In the Field
EtCO2 is the most reliable confirmation that an advanced airway is in the trachea, not the esophagus. A waveform that rises with each ventilation and falls between breaths is in the airway. A flat line is not. Beyond placement confirmation, EtCO2 numbers track perfusion and ventilation in real time. Falling EtCO2 during CPR signals deteriorating cardiac output. Rising EtCO2 during ROSC signals return of perfusion. In TBI, hyperventilation drops EtCO2 and constricts cerebral vessels, which used to be doctrine and is now understood to worsen secondary brain injury.
Common Mistake
Hyperventilating a TBI casualty.
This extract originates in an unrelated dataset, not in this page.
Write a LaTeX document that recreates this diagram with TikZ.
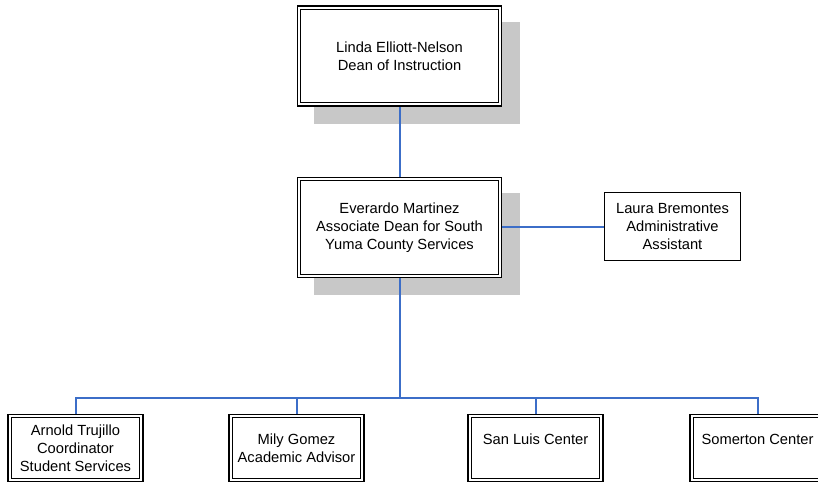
\documentclass[tikz,border=0pt]{standalone}
\usepackage{fontspec}
\setmainfont{Liberation Sans}
\definecolor{linkblue}{RGB}{60,110,200}
\definecolor{shadowgray}{RGB}{200,200,200}
\begin{document}
\begin{tikzpicture}[x=1bp,y=-1bp]
\tikzset{
  connector/.style={draw=linkblue, line width=2bp},
  shadowbox/.style={fill=shadowgray, draw=none},
  card/.style={draw=black, fill=white, align=center, inner sep=0pt,
    font=\fontsize{14.7bp}{18bp}\selectfont},
  bigcard/.style={card, line width=1.6bp, minimum width=204bp, minimum height=100bp},
  smallcard/.style={card, line width=1.6bp, minimum width=135bp, minimum height=67bp},
  plaincard/.style={card, line width=1bp, minimum width=136bp, minimum height=68bp}
}
\useasboundingbox (0,0) rectangle (818,484);
\clip (0,0) rectangle (818,484);

% drop shadows behind the two upper cards
\fill[shadowbox] (314,22) rectangle (520,124);
\fill[shadowbox] (314,193) rectangle (520,295);

% junction of the lower branch
\coordinate (bus) at (399.5,397.5);

% cards
\node[bigcard] (dean) at (399.5,56) {Linda Elliott-Nelson\\Dean of Instruction};
\node[bigcard] (assoc) at (399.5,227.5) {Everardo Martinez\\Associate Dean for South\\Yuma County Services};
\node[plaincard] (admin) at (672.5,227) {Laura Bremontes\\Administrative\\Assistant};
\node[smallcard] (coord) at (75.5,448) {Arnold Trujillo\\Coordinator\\Student Services};
\node[smallcard] (advisor) at (296.5,448) {Mily Gomez\\Academic Advisor};
\node[smallcard] (sanluis) at (535.5,448) {San Luis Center\\\mbox{}};
\node[smallcard] (somerton) at (757.5,448) {Somerton Center\\\mbox{}};

% inner rule of the double-framed cards
\foreach \n in {dean,assoc,coord,advisor,sanluis,somerton}
  \draw[line width=0.8bp] ([shift={(4bp,-4bp)}]\n.north west) rectangle ([shift={(-4bp,4bp)}]\n.south east);

% connectors
\path[connector] (dean.south) -- (assoc.north);
\path[connector] (assoc.east) -- (admin.west |- assoc.east);
\path[connector] (assoc.south) -- (bus);
\path[connector] (coord.north) |- (bus);
\path[connector] (advisor.north) |- (bus);
\path[connector] (sanluis.north) |- (bus);
\path[connector] (somerton.north) |- (bus);
\end{tikzpicture}
\end{document}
The reflex to bag harder when the patient looks worse drops EtCO2 below 30 mmHg, causes cerebral vasoconstriction, and worsens ischemia in already injured brain tissue. TCCC 2026 explicitly targets EtCO2 35 to 45 mmHg in TBI and specifies 10 breaths per minute (one every 6 seconds) when monitoring is unavailable.
Technical Detail
EtCO2 normal range 35 to 45 mmHg in spontaneously breathing patients. Measured by sidestream or mainstream capnography sampling exhaled gas. Capnography produces a waveform plot of CO2 versus time; the plateau represents alveolar gas, and the peak value is EtCO2. Clinical uses: (1) airway placement confirmation (waveform confirms tracheal placement); (2) ventilation rate guidance (target 35 to 45 mmHg); (3) CPR quality (EtCO2 below 10 mmHg suggests inadequate compressions); (4) ROSC detection (sudden rise of 10 mmHg or more during CPR). TCCC 2026 specifies continuous EtCO2 monitoring after cricothyroidotomy and during ventilated TBI management.